### Your goal
Extract the run of lines that starts at the top of the records below and ends at the line with "time = list(range(965, 1206, 10))", keeping both ends and excluding pictures.

(Items from a data source)

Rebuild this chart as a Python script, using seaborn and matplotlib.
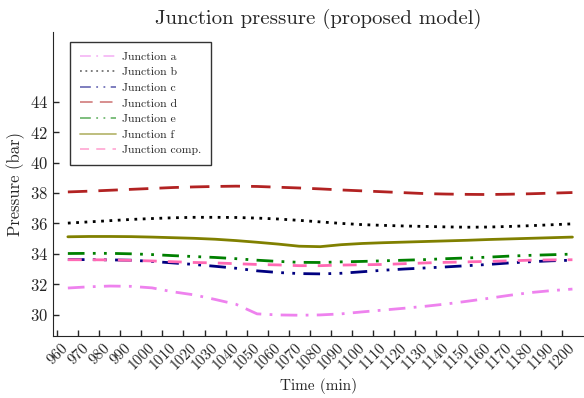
import matplotlib
matplotlib.use("Agg")
import matplotlib.pyplot as plt
import pandas as pd
import seaborn as sns

# time axis (min)
time = list(range(965, 1206, 10))

junction_a = [31.75, 31.83, 31.88, 31.86, 31.76, 31.50, 31.30, 31.00, 30.68, 30.05,
              29.98, 29.96, 29.98, 30.05, 30.18, 30.30, 30.42, 30.55, 30.70, 30.88,
              31.07, 31.27, 31.45, 31.58, 31.68]
junction_b = [36.02, 36.10, 36.18, 36.26, 36.32, 36.37, 36.40, 36.40, 36.39, 36.35,
              36.29, 36.20, 36.10, 36.00, 35.92, 35.87, 35.83, 35.80, 35.77, 35.75,
              35.76, 35.80, 35.85, 35.91, 35.97]
junction_c = [33.62, 33.62, 33.60, 33.58, 33.50, 33.40, 33.30, 33.18, 33.05, 32.88,
              32.77, 32.70, 32.68, 32.72, 32.82, 32.92, 33.00, 33.07, 33.14, 33.22,
              33.30, 33.40, 33.48, 33.54, 33.58]
junction_d = [38.07, 38.12, 38.18, 38.24, 38.30, 38.36, 38.40, 38.43, 38.45, 38.43,
              38.38, 38.33, 38.27, 38.20, 38.14, 38.08, 38.02, 37.96, 37.93, 37.91,
              37.90, 37.92, 37.95, 37.99, 38.03]
junction_e = [34.02, 34.03, 34.03, 34.00, 33.95, 33.88, 33.82, 33.76, 33.68, 33.58,
              33.50, 33.44, 33.43, 33.47, 33.50, 33.54, 33.58, 33.62, 33.68, 33.73,
              33.78, 33.85, 33.90, 33.94, 33.98]
junction_f = [35.12, 35.14, 35.14, 35.13, 35.10, 35.06, 35.02, 34.96, 34.87, 34.76,
              34.64, 34.50, 34.47, 34.60, 34.68, 34.73, 34.77, 34.81, 34.85, 34.89,
              34.94, 34.98, 35.02, 35.06, 35.10]
junction_comp = [33.61, 33.61, 33.60, 33.57, 33.53, 33.48, 33.43, 33.40, 33.35, 33.30,
                 33.27, 33.22, 33.22, 33.26, 33.28, 33.30, 33.35, 33.40, 33.44, 33.47,
                 33.50, 33.54, 33.58, 33.60, 33.61]

labels = ["Junction a", "Junction b", "Junction c", "Junction d",
          "Junction e", "Junction f", "Junction comp."]
series = [junction_a, junction_b, junction_c, junction_d,
          junction_e, junction_f, junction_comp]
colors = ["violet", "black", "navy", "firebrick", "green", "olive", "hotpink"]
styles = [(0, (6, 3, 1, 3)), (0, (1, 2)), (0, (6, 3, 1, 3, 1, 3)), (0, (7, 4)),
          (0, (6, 3, 1, 3, 1, 3)), "-", (0, (5, 4))]

sns.set_style("ticks")
plt.rcParams["font.family"] = ["cmr10", "DejaVu Serif"]
plt.rcParams["mathtext.fontset"] = "cm"
plt.rcParams["axes.formatter.use_mathtext"] = True
plt.rcParams["axes.unicode_minus"] = False

fig, ax = plt.subplots(figsize=(5.84, 3.98), dpi=100)
fig.subplots_adjust(left=0.091, right=1.0, bottom=0.156, top=0.92)

for lab, vals, col, ls in zip(labels, series, colors, styles):
    df = pd.DataFrame({"time": time, "p": vals})
    sns.lineplot(data=df, x="time", y="p", ax=ax, color=col, linestyle=ls,
                 linewidth=2, label=lab)

ax.set_xlim(958, 1210.5)
ax.set_ylim(28.6, 48.6)
ax.set_xticks(range(960, 1201, 10))
ax.set_xticklabels([str(t) for t in range(960, 1201, 10)], rotation=45, fontsize=11)
ax.set_yticks(range(30, 45, 2))
ax.tick_params(axis="y", labelsize=12)
ax.tick_params(direction="in", length=4, width=1)
ax.set_xlabel("Time (min)", fontsize=11)
ax.set_ylabel("Pressure (bar)", fontsize=12)
ax.set_title("Junction pressure (proposed model)", fontsize=15)
sns.despine(ax=ax)

leg = ax.legend(loc="upper left", fontsize=8.5, frameon=True, fancybox=False,
                edgecolor="black", handlelength=3.1, handletextpad=0.5,
                borderpad=0.8, labelspacing=0.45, borderaxespad=0,
                bbox_to_anchor=(0.032, 0.966))
leg.get_frame().set_linewidth(1)
for h in leg.get_lines():
    h.set_alpha(0.55)
    h.set_linewidth(1.3)

fig.savefig("out.png", dpi=100)
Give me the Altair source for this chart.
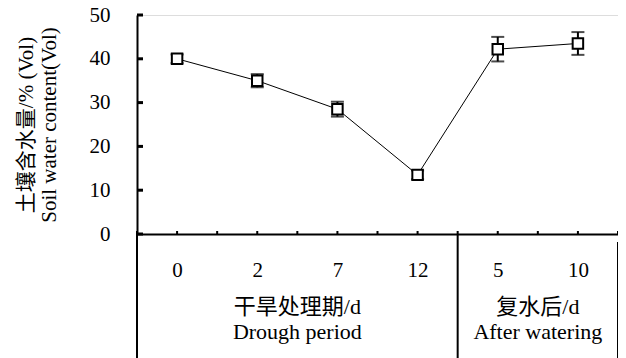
import altair as alt
import pandas as pd

days = ["0", "2", "7", "12", "5", "10"]
means = [40.0, 35.0, 28.5, 13.5, 42.2, 43.5]
errs = [1.0, 1.5, 1.7, 1.0, 2.8, 2.6]
group_labels = ["干旱处理期/d\nDrough period", "复水后/d\nAfter watering"]
group_centers = [4, 10]
separators = [0, 8]
y_ticks = [0, 10, 20, 30, 40, 50]
x_ticks = list(range(13))

FONT = "Liberation Serif, Noto Sans CJK SC"
W, H = 481, 219

df = pd.DataFrame({
    "pos": [2 * i + 1 for i in range(len(days))],
    "day": days,
    "mean": means,
    "lo": [m - e for m, e in zip(means, errs)],
    "hi": [m + e for m, e in zip(means, errs)],
})
gdf = pd.DataFrame({"pos": group_centers, "label": group_labels})
sdf = pd.DataFrame({"pos": separators})
ytdf = pd.DataFrame({"v": y_ticks})
xtdf = pd.DataFrame({"pos": x_ticks})

label_expr = "{" + ",".join(f"'{2*i+1}':'{d}'" for i, d in enumerate(days)) + "}[datum.value]"

xscale = alt.Scale(domain=[0, 12], nice=False, zero=False)
yscale = alt.Scale(domain=[0, 50], nice=False)

x_main = alt.X("pos:Q", scale=xscale, axis=alt.Axis(
    values=[1, 3, 5, 7, 9, 11], labelExpr=label_expr, ticks=False, grid=False,
    labelFont=FONT, labelFontSize=21, labelColor="black", labelPadding=25,
    domainColor="black", domainWidth=2, title=None))
y_main = alt.Y("mean:Q", scale=yscale, axis=alt.Axis(
    values=y_ticks, ticks=False, grid=False, domainColor="black", domainWidth=2,
    labelFont=FONT, labelFontSize=21, labelColor="black", labelPadding=27,
    title=["土壤含水量/% (Vol)", "Soil water content(Vol)"], titleFont=FONT,
    titleFontSize=21, titleFontWeight="normal", titleColor="black",
    titleLineHeight=23, titlePadding=30))

line = alt.Chart(df).mark_line(color="black", strokeWidth=1).encode(x=x_main, y=y_main)
bars = alt.Chart(df).mark_rule(color="black", strokeWidth=2).encode(
    x="pos:Q", y="lo:Q", y2="hi:Q")
cap_lo = alt.Chart(df).mark_tick(color="black", thickness=2, size=13, orient="horizontal").encode(
    x="pos:Q", y="lo:Q")
cap_hi = alt.Chart(df).mark_tick(color="black", thickness=2, size=13, orient="horizontal").encode(
    x="pos:Q", y="hi:Q")
pts = alt.Chart(df).mark_point(shape="square", filled=True, fill="white", stroke="black",
                               strokeWidth=2, size=110, opacity=1).encode(x="pos:Q", y="mean:Q")

seps = alt.Chart(sdf).mark_rule(color="black", strokeWidth=2).encode(
    x="pos:Q", y=alt.value(H), y2=alt.value(H + 140))
right_line = alt.Chart(pd.DataFrame({"pos": [12]})).mark_rule(color="black", strokeWidth=2).encode(
    x="pos:Q", y=alt.value(H + 8), y2=alt.value(H + 140))

glabels = alt.Chart(gdf).mark_text(font=FONT, fontSize=22, color="black", lineBreak="\n",
                                   baseline="top", lineHeight=25, align="center").encode(
    x="pos:Q", y=alt.value(H + 63), text="label:N")

# inward tick marks
ytick_marks = alt.Chart(ytdf).mark_rule(color="black", strokeWidth=3).encode(
    y="v:Q", x=alt.value(0), x2=alt.value(6))
xtick_marks = alt.Chart(xtdf).mark_rule(color="black", strokeWidth=2).encode(
    x="pos:Q", y=alt.value(H - 3), y2=alt.value(H))

chart = alt.layer(line, bars, cap_lo, cap_hi, pts, seps, right_line, glabels,
                  ytick_marks, xtick_marks).properties(
    width=W, height=H,
    autosize=alt.AutoSizeParams(type="none"),
    padding={"left": 129, "top": 7, "right": 0, "bottom": 124},
).configure_view(stroke=None).configure(background="white")

chart.save("out.html", embed_options={"renderer": "svg", "actions": False})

### Response to the exercise
Rebuild this chart as a Python script, using seaborn and matplotlib.
import matplotlib
matplotlib.use("Agg")
import matplotlib.pyplot as plt
import pandas as pd
import seaborn as sns

# time axis (min)
time = list(range(965, 1206, 10))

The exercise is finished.